Given that my security clearance is so low I can’t even get behind the New Yorker paywall, it’s probably wise for me to approach broad pronouncements on the impact of the Wikileaks cable dump with a certain amount of epistemic humility (which, granted, I haven’t always done). But for now let’s take the Secretary of Defense at his word when he says that this was a mild irritant to the United States government and its interests, not a genuine threat. If that’s the case, then it strikes me that the challenge Wikileaks poses to the US is more philosophical than anything else.
This challenge attacks directly America’s conception of itself as a free and open society. To understand how it does that, we first need to make explicit some key features of open societies: namely that they contain major legal institutions and statutes designed to protect both whistleblowers and critics of the state. Additional statutes ensure that any individual accused of a crime is entitled to a fair hearing and (both before and, if applicable, after conviction) humane treatment.

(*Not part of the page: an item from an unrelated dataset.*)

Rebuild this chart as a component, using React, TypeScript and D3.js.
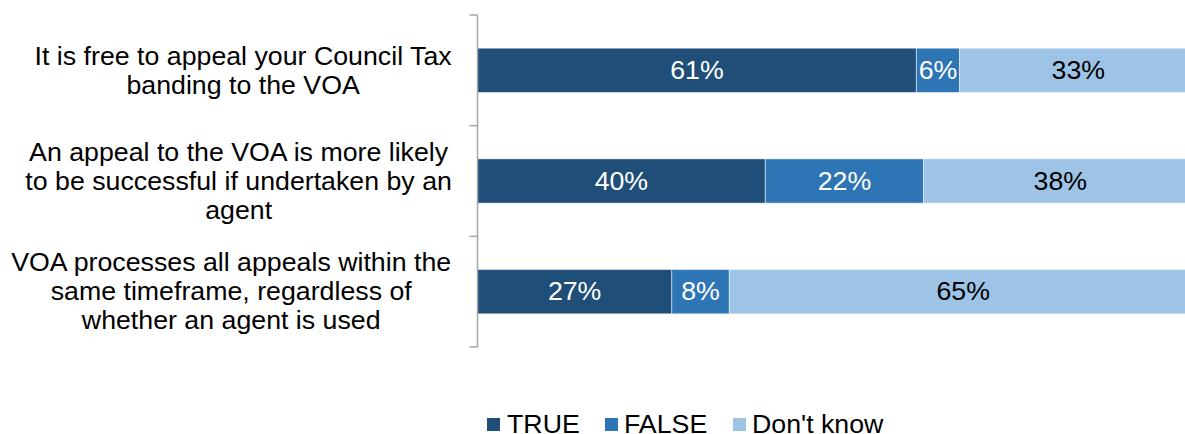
import React from "react";
import * as d3 from "d3";

const categories = [
  ["It is free to appeal your Council Tax", "banding to the VOA"],
  ["An appeal to the VOA is more likely", "to be successful if undertaken by an", "agent"],
  ["VOA processes all appeals within the", "same timeframe, regardless of", "whether an agent is used"],
];
const seriesNames = ["TRUE", "FALSE", "Don't know"];
const trueValues = [61, 40, 27];
const falseValues = [6, 22, 8];
const dontKnowValues = [33, 38, 65];
const colors = ["#1F4E79", "#2E75B6", "#9DC3E6"];
const labelColors = ["#ffffff", "#ffffff", "#000000"];

const SX = 1.07;
const FONT = "'Liberation Sans', Arial, sans-serif";

function measure(text: string, size: number): number {
  const c = document.createElement("canvas").getContext("2d");
  if (!c) return text.length * size * 0.5;
  c.font = `${size}px ${FONT}`;
  return c.measureText(text).width;
}

export default function App() {
  const W = 1185, H = 434;
  const x0 = 477.5, x1 = 1197;
  const y0 = 15, y1 = 347;
  const labelRight = 452;
  const x = d3.scaleLinear().domain([0, 100]).range([x0, x1]);
  const y = d3.scaleBand<number>().domain([0, 1, 2]).range([y0, y1]).paddingInner(0.6).paddingOuter(0.3);
  const series = [trueValues, falseValues, dontKnowValues];
  const step = (y1 - y0) / 3;
  const legendItems = [
    { sx: 487, tx: 507 },
    { sx: 605, tx: 624 },
    { sx: 733, tx: 752 },
  ];
  return (
    <svg width={W} height={H} style={{ position: "absolute", left: 0, top: 0 }} fontFamily={FONT}>
      {categories.map((lines, i) => {
        const cy = y(i)! + y.bandwidth() / 2;
        const lh = 29;
        const start = cy - ((lines.length - 1) * lh) / 2;
        const maxW = Math.max(...lines.map((l) => measure(l, 25))) * SX;
        const cx = labelRight - maxW / 2;
        return (
          <g key={i}>
            {lines.map((l, j) => (
              <text key={j} transform={`translate(${cx},${start + j * lh}) scale(${SX},1)`} dy="0.35em" textAnchor="middle" fontSize={25} fill="#000">{l}</text>
            ))}
          </g>
        );
      })}
      {categories.map((_, i) => {
        let acc = 0;
        return (
          <g key={i}>
            {series.map((vals, s) => {
              const v = vals[i];
              const xs = x(acc);
              acc += v;
              const xe = x(acc);
              return (
                <g key={s}>
                  <rect x={xs} y={y(i)!} width={xe - xs} height={y.bandwidth()} fill={colors[s]} stroke="#ffffff" strokeOpacity={0.5} strokeWidth={1} />
                  <text transform={`translate(${(xs + xe) / 2},${y(i)! + y.bandwidth() / 2}) scale(${SX},1)`} dy="0.35em" textAnchor="middle" fontSize={25} fill={labelColors[s]}>{v}%</text>
                </g>
              );
            })}
          </g>
        );
      })}
      <line x1={x0} x2={x0} y1={y0} y2={y1} stroke="#A6A6A6" strokeWidth={1.5} />
      {[0, 1, 2, 3].map((k) => (
        <line key={k} x1={x0 - 8} x2={x0} y1={y0 + k * step} y2={y0 + k * step} stroke="#A6A6A6" strokeWidth={1.5} />
      ))}
      {seriesNames.map((n, s) => (
        <g key={n}>
          <rect x={legendItems[s].sx} y={418} width={13} height={13} fill={colors[s]} />
          <text transform={`translate(${legendItems[s].tx},433) scale(${SX},1)`} fontSize={25} fill="#000">{n}</text>
        </g>
      ))}
    </svg>
  );
}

In any society that shares these features, the state runs some pretty major risks, including the possibility of a major leak like the Wikileaks cable dump. So the Wikileaks challenge as articulated by someone who supports the cable dump (which, to be clear, I do not) might go something like this:
Any attributes America shares with a true open society are merely cosmetic. In reality, the United States government’s primary interest is not in making sure even its least well-off citizens prosper, but in securing and maintaining power for an elite few. For these elite, maintaining the illusion of an open society while consolidating their influence requires a softer touch. Expansive secrecy and information asymmetry are among their most important instruments of power, and if their monopoly on these instruments are threatened, the illusion of an open society will start to break down as the elite regresses into using more traditionally authoritarian methods of control.
On the other hand, of course, a truly open society could absorb a threat to state secrecy without too much of a fuss. People may get put on trial for criminal acts, but you won’t see any real cracks in those legal statutes and institutions I was talking about.
So how has the United States government performed? Well, there was some noise early on about extraditing Julian Assange to the US and trying him under the Espionage Act, but that seems less likely before. If Assange is not brought to the US, then we will have just barely passed the Wikileaks challenge on that front.
But there will still be Bradley Manning, the alleged leaker, to contend with. Though Manning, a US citizen, has only recently been formally charged, for months he has been held in solitary confinement and subjected to the sort of brutal, humiliating conditions you wouldn’t exactly expect from the government of an open society. More recently, President Barack Obama has tacitly endorsed this sort of inhumane treatment.
So with regards to Bradley Manning, the United States government’s response to the Wikileaks challenge has been an abject failure. That should be particularly dismaying to anyone who thinks the pro-cable dump case I laid out above is cynical and wrong. America’s open society features are far more than cosmetic, but far less than what they could be. And if the Manning case has made one thing clear, it’s that we’re headed in exactly the wrong direction on these issues.
In the aftermath of the cable dump, the United States had a perfect opportunity to demonstrate its ability to withstand and even profit from the potential risks of an open society. Bradley Manning’s treatment is evidence of the exact opposite reaction. I still believe — have to believe, actually — that the pro-cable dump argument is wrong. Too bad that the United States government has inadvertently become its most strident advocate.